Over 40 migrants, stranded on Delhi-Noida border, left for home at 3 a.m. after NGO arranged for transport

May 19, 2020 11:37 pm | Updated 11:37 pm IST - New Delhi

Migrant workers huddled inside mosquito nets outside an apartment near Delhi-Noida border.

Migrant workers huddled inside mosquito nets outside an apartment near Delhi-Noida border.

Barely 20 metres from the Delhi-Noida border in Mayur Vihar Extension, three groups of migrants sat in despair as the Uttar Pradesh Police denied them entry to Noida.

Not all of them had started together: one group of 11 people, including two children and four women, had come from Bawana Industrial Area and were headed to Gwalior in Madhya Pradesh on foot. They hoped to catch a bus from Noida to the nearest point to Gwalior, perhaps Etawah in U.P., and then arrange for transport to their hometown.

A second group had come from Pratap Nagar in a private vehicle and had paid ₹1,000 each to the driver to help them cross into Noida, their escape route to Betiah, Kishanganj and Gopalganj in Bihar. Their plan failed when the police stopped their vehicle and asked them to go back.

“Returning to Pratap Nagar is not an option for me now. My landlord asked me to vacate the room as I hadn’t paid the rent for two months,” said Rahman, a resident of Betiah, who worked as a tailor.

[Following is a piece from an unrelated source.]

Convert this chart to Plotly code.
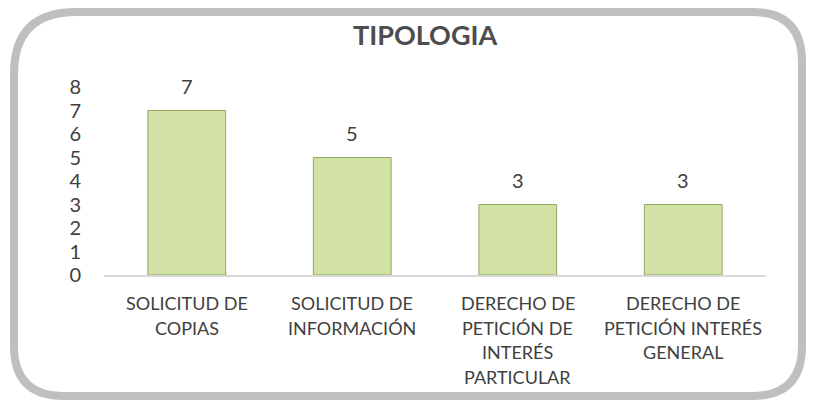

The third group wanted to go to Kanpur and Agra in U.P. and home seemed so close across the barricades on the border.

They had all been waiting since Monday afternoon for some vehicle willing to take them to the other side of the inter-State demarcation, which suddenly seemed like the “line of control” in the fight against COVID-19 pandemic.

Their hopes dashed as darkness enveloped the service lane, adjacent to an apartment complex, that they had been occupying for hours.

Family effort

Sneha, a 20-year-old DU student, first spotted the migrants outside the apartment complex and alerted her family, which came forward to help them with water, bed sheets, mosquito nets and cell phone chargers.

There were at least 31 men in the other two groups.

Their situation seemed desperate and help unlikely in those hours of the night. But then a few phone calls and a Facebook post by a journalist worked like magic and help arrived for the stranded workers at 2 a.m.

Mohit Raj, co-founder, TYCIA (Turn Your Concern Into Action) Foundation, an NGO working for vulnerable communities under the initiative ‘India Against Corona’, in Delhi, and another volunteer, Jatin Babbar, made at least three rounds of the road where the migrants were stranded to enable each group to find a bus to home. By 3 a.m., all three groups were seen packing their bags and moving to the main road in anticipation of their bus.

Ms. Sneha, who had been running back and forth, filling the water bottles of the migrants, was the happiest to see them leaving.